As soon as the MOLAP cache is rebuilt, Analysis Services starts serving the customers with the new MOLAP cache and you will start seeing your original query response times. If you want the users to continue using the existing cache while a new cache is generated based on new data, you can specify the time that it would take for rebuilding the MOLAP cache as latency. For example, if it takes 15 minutes to rebuild your MOLAP cache, you can specify the latency as 15 minutes. By specifying this, the current users would be receiving slightly old data for 15 minutes but at the MOLAP performance level. As soon as the MOLAP cache is rebuilt, Analysis Services starts serving all the customers using the new MOLAP cache and they would instantaneously see the new data. The trade-off here is how current the data is versus query performance.This is a key configuration and one we expect many will apply if they want to see near real-time data but with MOLAP performance. In this scenario, customers need to be willing to wait for a certain period of time for data to be propagated through the UDM.
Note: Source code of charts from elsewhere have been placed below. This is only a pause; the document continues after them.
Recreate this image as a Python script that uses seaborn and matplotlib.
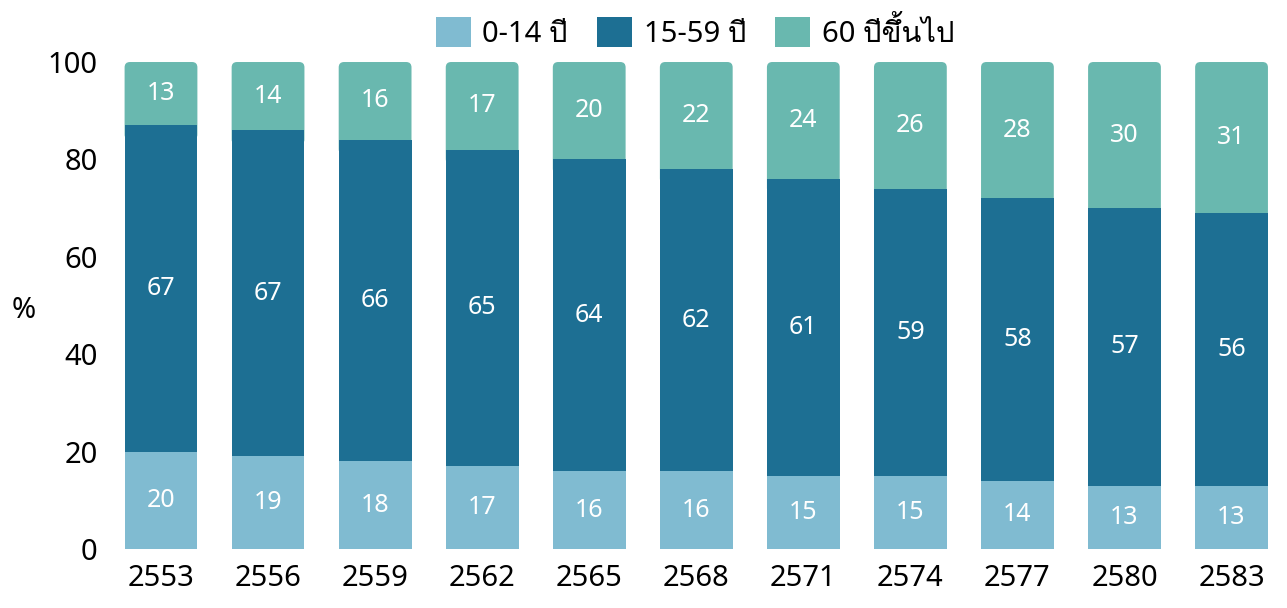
import numpy as np
import pandas as pd
import seaborn as sns
import matplotlib.pyplot as plt
from matplotlib import font_manager
from matplotlib.ft2font import FT2Font
from matplotlib.patches import FancyBboxPatch, Patch

years = ["2553", "2556", "2559", "2562", "2565", "2568", "2571", "2574", "2577", "2580", "2583"]
age_0_14 = [20, 19, 18, 17, 16, 16, 15, 15, 14, 13, 13]
age_15_59 = [67, 67, 66, 65, 64, 62, 61, 59, 58, 57, 56]
age_60 = [13, 14, 16, 17, 20, 22, 24, 26, 28, 30, 31]
total = [100, 100, 100, 100, 100, 100, 100, 100, 100, 100, 100]
labels = ["0-14 ปี", "15-59 ปี", "60 ปีขึ้นไป"]
colors = ["#80BBD1", "#1D6F93", "#69B8AF"]

# find a font that can draw Thai
thai_font = None
for f in font_manager.fontManager.ttflist:
    try:
        if 0x0E1B in FT2Font(f.fname).get_charmap():
            thai_font = f.name
            break
    except Exception:
        pass

sns.set_theme(style="white")
fams = ["Noto Sans"] + ([thai_font] if thai_font else []) + ["DejaVu Sans"]
plt.rcParams["font.family"] = fams
plt.rcParams["text.color"] = "black"
plt.rcParams["xtick.color"] = "black"
plt.rcParams["ytick.color"] = "black"

df = pd.DataFrame({"year": years, "a": age_0_14, "b": age_15_59, "c": age_60, "total": total})
df["top_b"] = df["a"] + df["b"]

fig = plt.figure(figsize=(12.87, 6.08), dpi=100)
ax = fig.add_axes([0.0835, 0.097, 0.915, 0.801])

bar_kw = dict(width=0.68, saturation=1, ax=ax, linewidth=0, edgecolor="none")
sns.barplot(data=df, x="year", y="total", color=colors[2], zorder=1, **bar_kw)
# round the top corners of the upper segment
for p, tb in zip(list(ax.patches), df["top_b"]):
    x0, w, h = p.get_x(), p.get_width(), p.get_height()
    p.set_visible(False)
    ax.add_patch(FancyBboxPatch((x0, tb - 3), w, h - tb + 3, boxstyle="round,pad=0,rounding_size=0.05",
                                mutation_aspect=22, fc=colors[2], ec="none", lw=0, zorder=1))
sns.barplot(data=df, x="year", y="top_b", color=colors[1], zorder=2, **bar_kw)
sns.barplot(data=df, x="year", y="a", color=colors[0], zorder=3, **bar_kw)

for i in range(len(years)):
    lo = 0
    for v in [age_0_14[i], age_15_59[i]]:
        ax.text(i, lo + v / 2, str(v), ha="center", va="center", color="white", fontsize=18, zorder=5)
        lo += v
    ax.text(i, (lo + total[i]) / 2, str(age_60[i]), ha="center", va="center", color="white",
            fontsize=18, zorder=5)

ax.set_xlim(-0.5, len(years) - 0.5)
ax.set_ylim(0, 100)
ax.set_yticks([0, 20, 40, 60, 80, 100])
ax.tick_params(axis="both", labelsize=21, length=0)
ax.tick_params(axis="y", pad=7)
ax.tick_params(axis="x", pad=11)
ax.set_xlabel("")
ax.set_ylabel("")
fig.text(0.009, 0.49, "%", fontsize=21, ha="left", va="center")
sns.despine(ax=ax, left=True, bottom=True)

handles = [Patch(fc=c, ec="none") for c in colors]
fig.legend(handles, labels, loc="upper center", bbox_to_anchor=(0.54, 1.015), ncol=3, frameon=False,
           fontsize=21, handlelength=1.2, handleheight=1.2, handletextpad=0.4, columnspacing=1.0)

plt.savefig("out.png", dpi=100)
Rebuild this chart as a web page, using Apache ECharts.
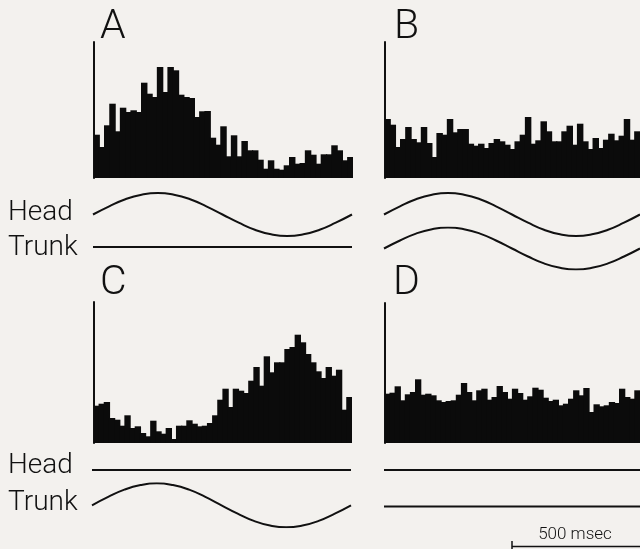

We do not recommend this solution for dimensions (changes to existing dimension members) because occasionally you might end up in a state where you would have to query the data from the relational data source. This is not a problem, but when the dimension storage mode switches from MOLAP to ROLAP, it is considered a structural change by Analysis Services, which means that the partitions have to be rebuilt. This can potentially have a significant performance impact and clients might have to reconnect to query the UDM. However, if your business needs demand this and your users always establish a new connection to send queries, you can still use the settings for dimensions.